Thursday, June 18, 2009

Revisiting Amelia

According the New York Times, on this day in 1928, "Aviator Amelia Earhart became the first woman to fly across the Atlantic Ocean as she completed a flight from Newfoundland to Wales in about 21 hours." In honor of this achievement, and in preparation for the upcoming movie about Earhart starring Hillary Swank, I am re-running an essay I wrote about Earhart two summers ago. I called it "How We Failed Amelia." And here it is:

I've always been fascinated by the disappearance of Amelia Earhart. As mysteries go, it's certainly in my top ten of the interesting and unsolved, and I've always rather romantically connected it to the notion of the Bermuda triangle (which has been thoroughly debunked).

Friday I was listening to The Story with Dick Gordon, a show on NPR that I greatly enjoy, and he was discussing Earhart and the fact that she may, in fact, have survived her plane trouble, landed the plane, and sent distress calls, and that one fifteen-year-old girl, way back in 1937, recorded the distress signals that she heard that day on her father's short-wave radio.

The girl, Betty Klenck Brown, is now in her eighties. In an interview with Dick Gordon, she said that she recognized the voice of Amelia Earhart that day. Earhart had already been missing for a couple of days, and Brown knew that. Because Earhart was a celebrity and a hero to women and men alike, much of America knew the sound of her voice from recorded interviews. Therefore, Betty knew that the distress calls were real and important, and for three hours she wrote down everything that she heard.

Her father eventually came home and heard a bit, too, and he went to the Coast Guard (they lived in Florida) with the information (although NOT with Betty's notebook, which I find regrettable) and was told that everything was being handled and his input was not needed.

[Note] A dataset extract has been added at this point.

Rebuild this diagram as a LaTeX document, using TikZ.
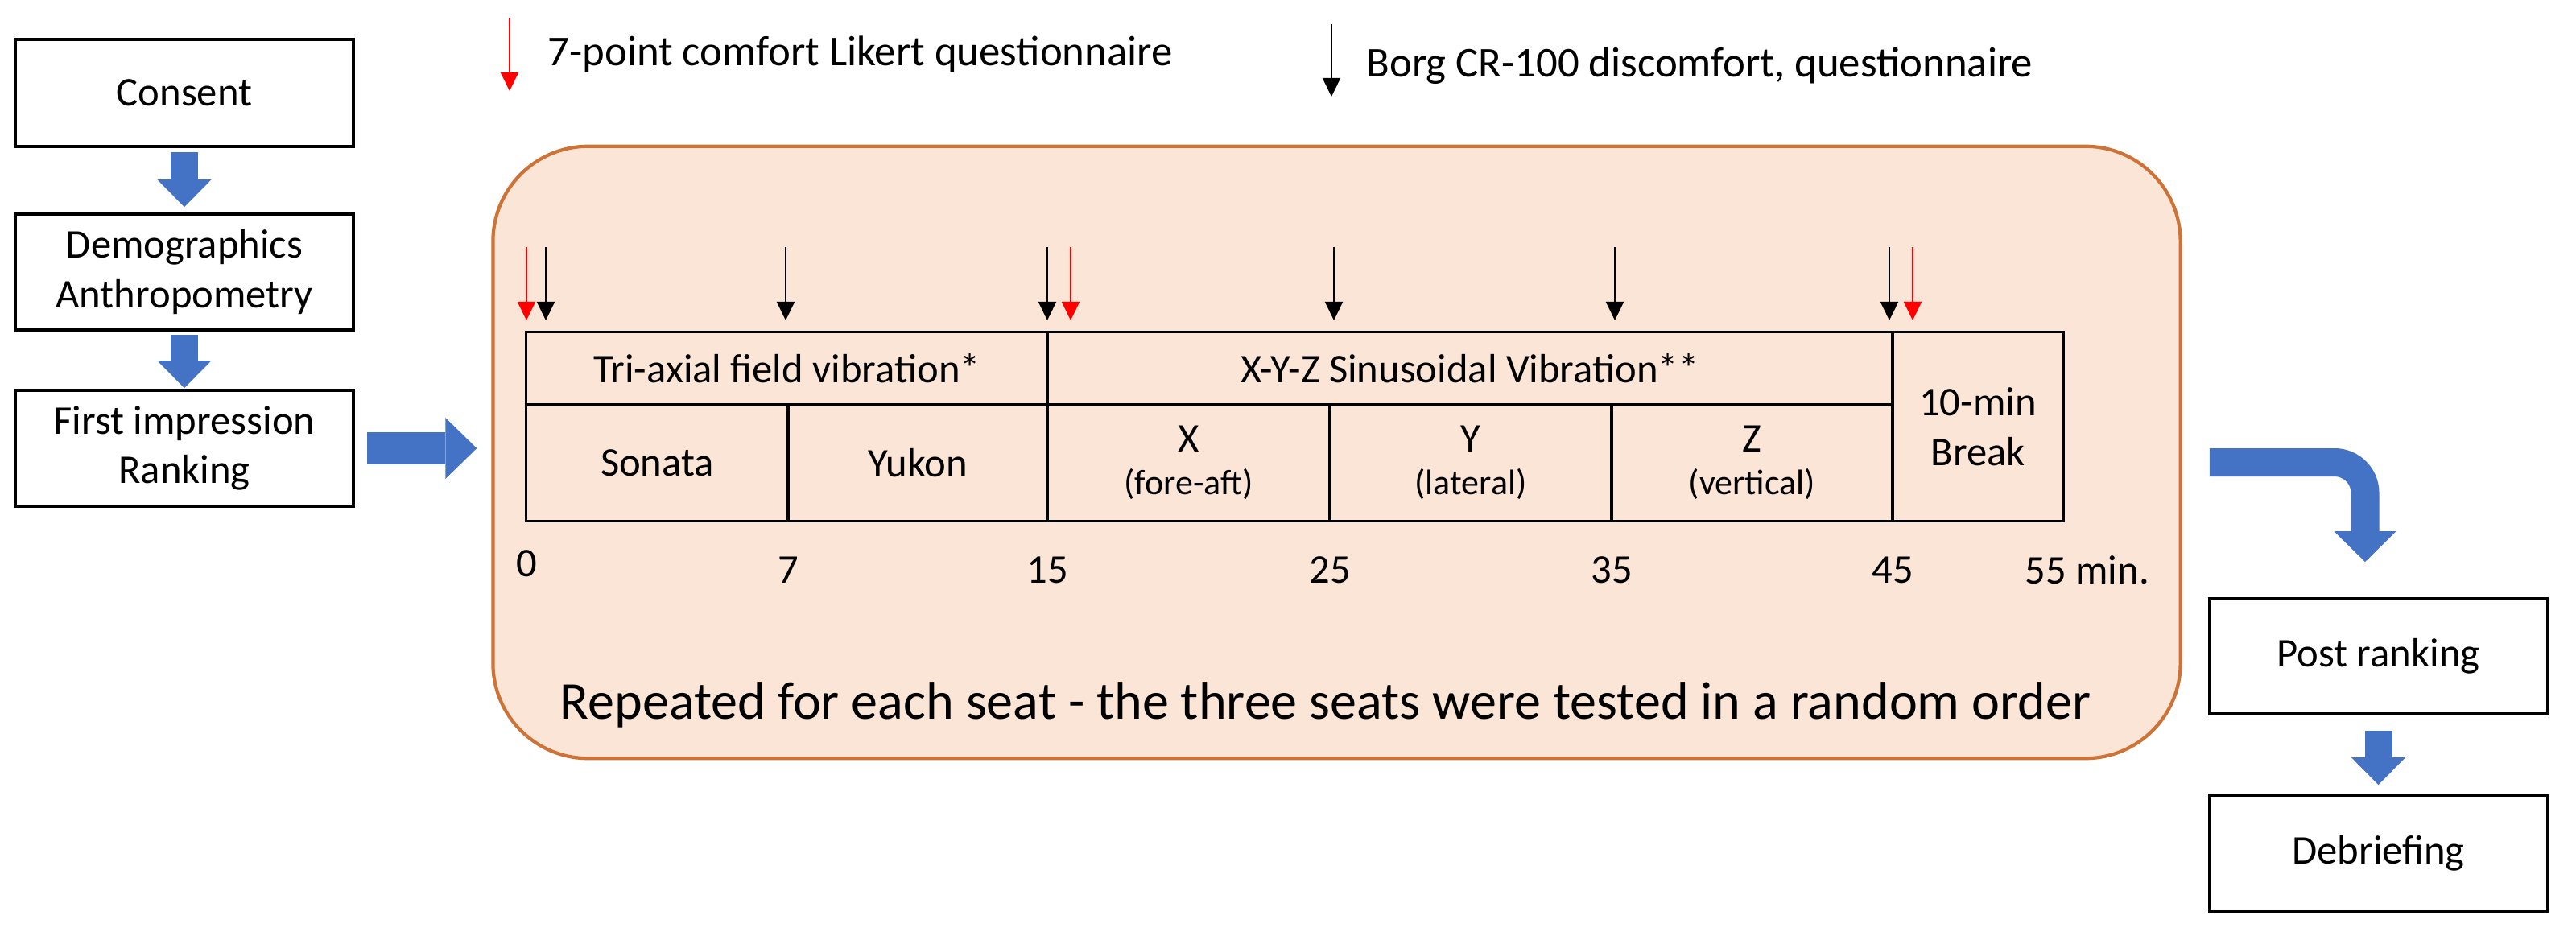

Betty was not believed, and I suppose as a young woman in 1937, she didn't have a lot of resources to tap in an effort to help Earhart and her navigator, Fred Noonan (who Betty describes as being "out of his head.")

Ultimately Betty's notebook, with its valuable information, simply became her burden, because no one wanted it and no one believed her. (You can view the notebook, Earhart's route, pictures of Betty and a film of Earhart's last takeoff at The Story).

What bothers me the most about this story is that anyone in charge would discount what seemed like such valid information, and that they wouldn't at least ask to see the notebook, which could have told them the frequency on which Earhart was broadcasting. In other words, based on hearing this story, I think that Amelia Earhart heroically landed her plane when it developed problems, radioed for help over several days, and never received it, and probably died on a small island in the South Pacific.

I love knowing the solution to a mystery, but this one is not satisfying, and my obsessive mind keeps thinking about what would have happened, what could have happened, if people had merely opened their minds to the possibilities.

Today the police, the FBI, the coast guard, often turn to the public and ask for help in solving crimes and disappearances. They set up tip lines and offer rewards. I wonder why this couldn't have been the case with Amelia Earhart, and why no one thought that one girl's precious notebook was worth examining.